As he did 3 years earlier with Patton, director Franklin J. Schaffner brings an epic sensibility to Papillon, and many of the film’s sequences are large in scope; the initial scenes, during which Papillon, Dega, and dozens of other prisoners are marched through the streets to the docks below, where ships wait to carry them to French Guiana, is impressively handled; and the prison set itself (constructed in Falmouth, Jamaica) was massive (over 800 feet in length). Yet, much as he did in Patton, Schaffner never loses track of the story’s human element, and while Papillon is, indeed, a “big” film, it’s also an extremely personal account of one man’s continued efforts to gain his freedom.
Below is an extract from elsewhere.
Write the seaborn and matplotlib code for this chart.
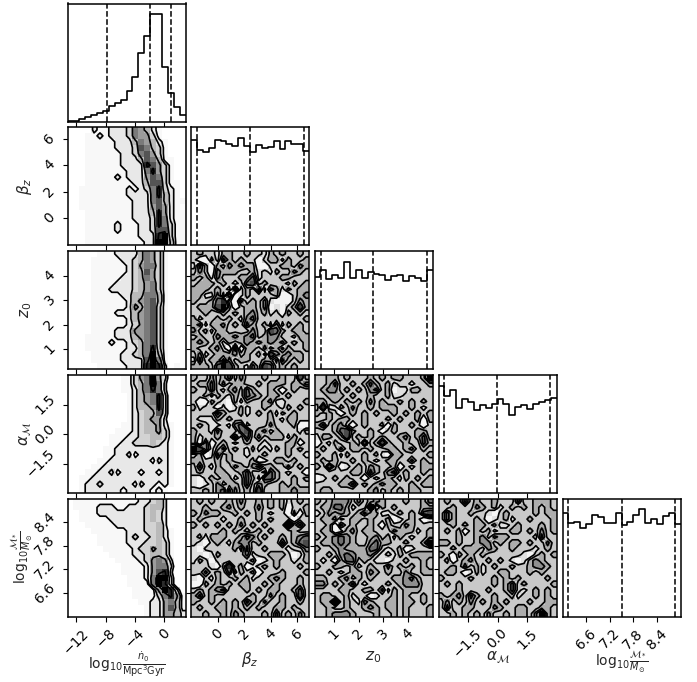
import numpy as np
import matplotlib
matplotlib.use("Agg")
import matplotlib.pyplot as plt
import seaborn as sns
from matplotlib.colors import PowerNorm

# ================================================================
labels = [
    r"$\mathrm{log}_{10}\frac{\dot{n}_0}{\mathrm{Mpc}^3\mathrm{Gyr}}$",
    r"$\beta_z$",
    r"$z_0$",
    r"$\alpha_\mathcal{M}$",
    r"$\mathrm{log}_{10}\frac{\mathcal{M}_*}{M_\odot}$",
]
limits = [(-13.2, 2.9), (-2.0, 6.9), (0.2, 5.0), (-3.0, 3.0), (6.0, 9.0)]
ticks = [[-12, -8, -4, 0], [0, 2, 4, 6], [1, 2, 3, 4], [-1.5, 0.0, 1.5], [6.6, 7.2, 7.8, 8.4]]
tick_text = [["\u221212", "\u22128", "\u22124", "0"], ["0", "2", "4", "6"], ["1", "2", "3", "4"],
             ["\u22121.5", "0.0", "1.5"], ["6.6", "7.2", "7.8", "8.4"]]

# dashed quantile lines on the diagonal
quantiles = [[-7.8, -1.9, 0.91], [-1.54, 2.46, 6.52], [0.45, 2.57, 4.77], [-2.7, -0.05, 2.66], [6.15, 7.5, 8.85]]

# 1D histograms, 20 bins each
hist_n0 = [2, 2, 6, 12, 20, 26, 30, 46, 54, 64, 92, 134, 204, 254, 320, 320, 164, 86, 44, 18]
hist_beta = [315, 285, 280, 293, 317, 313, 305, 297, 323, 299, 280, 301, 293, 295, 313, 289, 313, 303, 303, 283]
hist_z0 = [275, 295, 269, 281, 273, 321, 273, 295, 273, 291, 285, 281, 265, 279, 282, 263, 279, 271, 263, 295]
hist_alpha = [321, 291, 309, 253, 281, 273, 247, 263, 255, 267, 281, 265, 233, 257, 263, 251, 265, 271, 277, 285]
hist_mass = [310, 280, 285, 266, 278, 304, 298, 280, 282, 310, 276, 285, 304, 322, 280, 292, 277, 302, 312, 278]

# 2D histograms: one string per row, top row first, digit = density level
beta_n0 = ["00002112223654210000", "00011212223655310000", "00011111222465421000", "00011111222376431000",
           "00011111122367531000", "00011111122247641100", "00011111122228753100", "00011111112226853100",
           "00011111212225763100", "00011111111224773110", "00111111112123683210", "00111111112222684210",
           "00111111111222674211", "00111111111222575210", "00011111111222485211", "00011111111222386211",
           "00011111211122386311", "00011111211122377311", "00011111111122289311", "00011111111112299411"]
z0_n0 = ["00000111222246531000", "00001111122346531000", "00001111112356631000", "00001111112347531000",
         "00001111122346531000", "00001111222345631000", "00001112222345631000", "00001111122446641000",
         "00001111112456741000", "00001111112546731000", "00001111222456731000", "00001111112456731000",
         "00001111112356731000", "00001111222556731000", "00011111222456731000", "00011112112346731000",
         "00011111112246831000", "00001111122346941000", "00001111122227961000", "00000111112228982010"]
alpha_n0 = ["00000000011356953000", "00000000011346962000", "00000000011246862000", "00000000001245683000",
            "00000000001245683000", "00000000001244583000", "00000000001234473000", "00000000001234552000",
            "00000000011234452100", "00000000111234453100", "00000001112233443100", "00000001122333432100",
            "00000011222222222100", "00000011223122222100", "00000112222222132100", "00001122222222222100",
            "00011223122212212100", "00112222222222222100", "00122322222132212100", "00122222212222121000"]
mass_n0 = ["01111111111122342000", "01111222112223442000", "00111222222223432000", "00111112222223432000",
           "00011111222223342000", "00001111112223342100", "00000111112322342100", "00000111112223343100",
           "00000011111233543100", "00000001111223443100", "00000000111123565200", "00000000011112566300",
           "00000000011112578200", "00000000001112699300", "00000000001111698300", "00000000000111159830",
           "00000000000111136851", "00000000000011225641", "00000000000001225741", "00000000000001225542"]
z0_beta = ["34332443343324343343", "31142643433134424334", "26314354544113344354", "35315444334232433543",
           "43425333446233344333", "34443432367343332434", "44434326243625424344", "44225271243333411345",
           "43346831534352111354", "34447941344351213474", "33433434345342314343", "42334343256333333334",
           "45244534364342524343", "53424433335337643443", "34335445456345533244", "45434243454545453434",
           "43345316144353424334", "35234445343427545443", "26344253443344264343", "44436974325376343433"]
alpha_beta = ["43353463533343343374", "34463534433434443446", "43363245364334313433", "33424324365434434333",
              "31143214243345223334", "42331312423343324343", "33336433423434243433", "32224343333334324433",
              "34322325623335333411", "43325333673453433324", "42334336363534442433", "41513432343323334413",
              "97524634324232434343", "34126343323343334332", "44334343334123443433", "36324335435644335343",
              "34334433463326432331", "21343442364266433434", "21235344363543343433", "33435625343733344544"]
mass_beta = ["34343343533434342343", "33433453433534341334", "43544334343432331414", "34333233433434333133",
             "43434343534343339463", "33333434323434333433", "34244433465343343456", "32134324553433363467",
             "21333334263343332335", "22124333352334443124", "24313333334123433234", "33321483412343433343",
             "33534362434133343334", "21324334342334543343", "11434343443343433343", "34345633343434433463",
             "46343333334335343373", "43343434364353343343", "34334434343433443433", "33433435433343634353"]
alpha_z0 = ["33443433343434433349", "33463343464342332334", "34553434356341224433", "33444343343342233333",
            "44343434353433434343", "38224353343444334323", "43431343434334343434", "33434433433343433414",
            "46345313433414334313", "33346743343134333443", "24434734343433453463", "13243343734743343364",
            "34335344343344345343", "43342433434214433334", "34343343432344335343", "43741234354334132344",
            "33333344364356343343", "12343433132343243434", "33334463434544334344", "34433333345343434433"]
mass_z0 = ["43455535345433343346", "34466423391434333344", "23545434644223434367", "34452344343341234312",
           "33415343343143354333", "34412453443335444234", "43456543345342432334", "34456543356443343349",
           "43345444466323412333", "33435654453232434444", "32314663432213343343", "43344342343353434343",
           "33432344354343353344", "44334534343334456433", "55343463233343455533", "33334433443524344433",
           "34433423312334343343", "34493432543344344343", "33433433454344343334", "33455543334334343334"]
mass_alpha = ["34336343343336334443", "33433354342343434343", "36433433213433334344", "36433343123423343334",
              "33434344342234333434", "34341343423344343534", "33343345354433332633", "44343345534344343353",
              "33434443543343332343", "43143434333333213434", "34134533434321245433", "33435342343343345543",
              "34431242334433343433", "43333433343434333343", "34343333343463433334", "33343333433463234343",
              "43453643343342334343", "35343534343433343344", "36334433354334433443", "33434343533434435943"]

# contour cuts in digit units
band_levels = [1.5, 2.5, 4.5, 7.5]
noise_levels = [2.5, 3.5, 4.5, 5.5]
# ================================================================

hists = [hist_n0, hist_beta, hist_z0, hist_alpha, hist_mass]
grids = {(1, 0): beta_n0, (2, 0): z0_n0, (3, 0): alpha_n0, (4, 0): mass_n0,
         (2, 1): z0_beta, (3, 1): alpha_beta, (4, 1): mass_beta,
         (3, 2): alpha_z0, (4, 2): mass_z0, (4, 3): mass_alpha}

sns.set_style("ticks")
plt.rcParams["font.family"] = "DejaVu Sans"
plt.rcParams["mathtext.fontset"] = "dejavusans"
plt.rcParams["font.size"] = 10
plt.rcParams["axes.edgecolor"] = "k"
plt.rcParams["xtick.color"] = "k"
plt.rcParams["ytick.color"] = "k"

W, H = 697, 682
fig = plt.figure(figsize=(W / 100, H / 100), dpi=100)
x_px = [67.5, 191, 314.5, 438.5, 562.5]
y_px = [3.5, 127, 251, 375, 498.5]
size = 118

for i in range(5):
    for j in range(i + 1):
        ax = fig.add_axes([x_px[j] / W, 1 - (y_px[i] + size) / H, size / W, size / H])
        lo, hi = limits[j]
        edges = np.linspace(lo, hi, 21)
        if i == j:
            centers = (edges[:-1] + edges[1:]) / 2
            sns.histplot(x=centers, weights=hists[i], bins=20, binrange=limits[i], element="step", fill=False,
                         color="k", linewidth=1.2, ax=ax)
            for q in quantiles[i]:
                ax.axvline(q, color="k", ls="--", lw=1.1)
            ax.set_ylim(0, 1.1 * max(hists[i]))
            ax.set_yticks([])
            ax.set_ylabel("")
        else:
            h = np.array([[int(c) for c in row] for row in grids[(i, j)]], dtype=float)[::-1]
            y_edges = np.linspace(limits[i][0], limits[i][1], 21)
            gamma = 1.6 if j == 0 else 1.4
            ax.pcolormesh(edges, y_edges, h, cmap="gray_r", norm=PowerNorm(gamma, vmin=0, vmax=9), rasterized=True)
            # pad by one bin so the contours run out to the frame
            xc = (edges[:-1] + edges[1:]) / 2
            yc = (y_edges[:-1] + y_edges[1:]) / 2
            xc = np.r_[xc[0] - np.diff(xc)[0], xc, xc[-1] + np.diff(xc)[0]]
            yc = np.r_[yc[0] - np.diff(yc)[0], yc, yc[-1] + np.diff(yc)[0]]
            levels = band_levels if j == 0 else noise_levels
            ax.contour(xc, yc, np.pad(h, 1, mode="edge"), levels=levels, colors="k", linewidths=1.2)
            ax.set_ylim(limits[i])
            ax.set_yticks(ticks[i])

        ax.set_xlim(limits[j])
        ax.set_xticks(ticks[j])
        ax.tick_params(length=3.5, width=0.8, direction="out")
        for s in ax.spines.values():
            s.set_linewidth(1.1)
            s.set_visible(True)

        if i == 4:
            ax.set_xticklabels(tick_text[j], rotation=45)
            ax.set_xlabel(labels[j], fontsize=10 if "frac" in labels[j] else 11)
            ax.xaxis.set_label_coords(0.5, -0.28)
        else:
            ax.set_xticklabels([])
            ax.set_xlabel("")
        if i != j:
            if j == 0:
                ax.set_yticklabels(tick_text[i], rotation=45, va="center")
                ax.set_ylabel(labels[i], fontsize=10 if "frac" in labels[i] else 11)
                ax.yaxis.set_label_coords(-0.28, 0.5)
            else:
                ax.set_yticklabels([])

fig.savefig("out.png", dpi=100)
As Papillon, Steve McQueen delivers what may be his best screen performance. I understand the weight of that statement, especially when you consider the fine work he did in movies like Bullitt, The Great Escape, The Towering Inferno, and plenty of others. But in Papillon, he takes things a step further by abandoning the “McQueen persona” so prevalent in many of his other roles. Certainly, McQueen was one of his generation’s top actors, but he was also a big star, and in some of his greatest performances he brought a little of himself to the part; whether portraying Frank Bullitt or Junior Bonner, you always knew it was Steve McQueen.
Papillon is another matter entirely. Though playing a man every bit as tough as some of his previous characters, McQueen allows Papillon’s vulnerabilities to shine through as well, more so than I’d ever seen from him before (the entire sequence in which Papillon is in solitary confinement is arguably the best piece of acting he ever turned in). There may still be some traces of Steve McQueen in Papillon, but it’s also the closest the actor ever came to disappearing in a role.
In addition to the extraordinary work of its director and star, Papillon features yet another strong performance by Dustin Hoffman as the smart and wily Dega, who uses his money and influence to help Papillon whenever he can. And though you probably won’t recognize him under the layers of make-up, keep an eye out for Anthony Zerbe, who makes a brief yet memorable appearance as the leader of a leper colony.
All this, combined with the movie’s stunning cinematography and the wonderful score composed by Jerry Goldsmith, helped make Papillon the incredible screen adventure that it is.